Reduce Costs by Empowering Cardholders to Address Fradulent Card Activity


n>genunity

Fraud management solutions must bring credit and debit cardholders into the process of identifying and resolving card fraud. When a suspicious transaction occurs, an automated solution should notify the cardholder immediately, authenticate the cardholder's identity, ask if the transaction is legitimate, and then inform the card-issuing bank of the cardholder's response.
 
Solutions can contact the cardholder by voice, text, e-mail or a combination of those channels. The cardholder could receive the communication as a call, e-mail or text message on a mobile phone, an e-mail to a computer, or a call on a telephone landline.
 
Cardholders benefit because the solution contacts them the way they want to be contacted and immediately brings them into the fraud detection process. The card-issuing bank benefits because the automated solution reduces contact center costs, accelerates fraud resolution, and limits the bank's risk.
 
This article provides information on card fraud and how interactive multi-channel communications can help card-issuing banks address the problem of resolving card fraud effectively, while reducing expenses and building customer loyalty.
 

Card Industry Overview

Worldwide, the top card issuers are handling 99 billion credit and debit card transactions annually. The United States accounts for more than half of those exchanges of value, topping 56.4 billion transactions each year.1

To stay at the pinnacle, Americans have increased their use of cards 24 percent since 2003. Some 576.4 million credit cards and 507 million debit cards were in circulation in the U.S. by the end of 2009,2 and the average American cardholder had 3.5 cards by the end of 2008.
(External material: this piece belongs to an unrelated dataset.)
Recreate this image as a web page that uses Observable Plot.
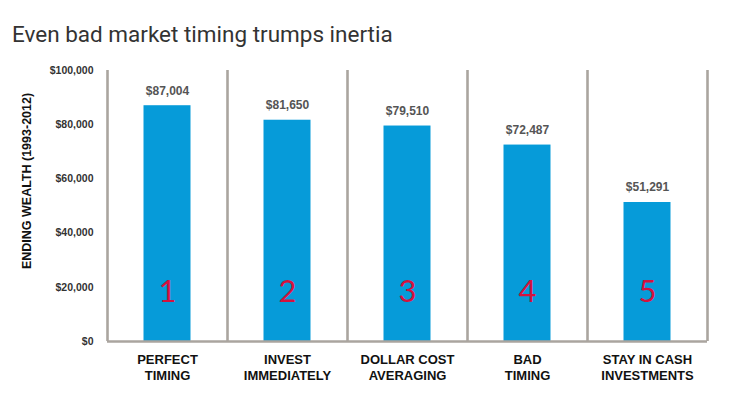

Identity fraud costs Americans an estimated $54 billion annually and continues to grow as debit and credit card transactions increase. In fact, more than 11 million U.S. residents fell victim to the crime in 2009, up from 10 million a year earlier. One contributing factor to the increase, the careless use of social networking sites, willingly exposes personal data to the prying eyes of criminals.

Meanwhile, in England and Wales, victims of card fraud recently increased 40 percent in a single year to more than 2.4 million. Credit and debit card fraud, which cost the United Kingdom's banks £440 million last year, is rising quickly even though fears of a recession-induced crime wave have failed to materialize. 5 At the same time, card fraud has become three times more likely than burglary in the UK, and 6.4 percent of UK cardholders fell victim to fraud in 2008-2009, up from 4.7 percent the previous year.
 

What Banks Require
 
Because banks offer consumers zeroliability protection, financial institutions are absorbing the loss of funds stolen through card fraud. With the increase in card fraud, issuing banks need to reduce their exposure to risk and accelerate fraud resolution at a lower cost. Relying solely on cardholders to find fraud on statements takes longer and causes costs for the card-issuing banks to soar.
 
Banks are challenged to resolve fraud earlier while managing customer experience, costs and process. Early detection enables banks to prevent additional transactions, thus limiting further liability.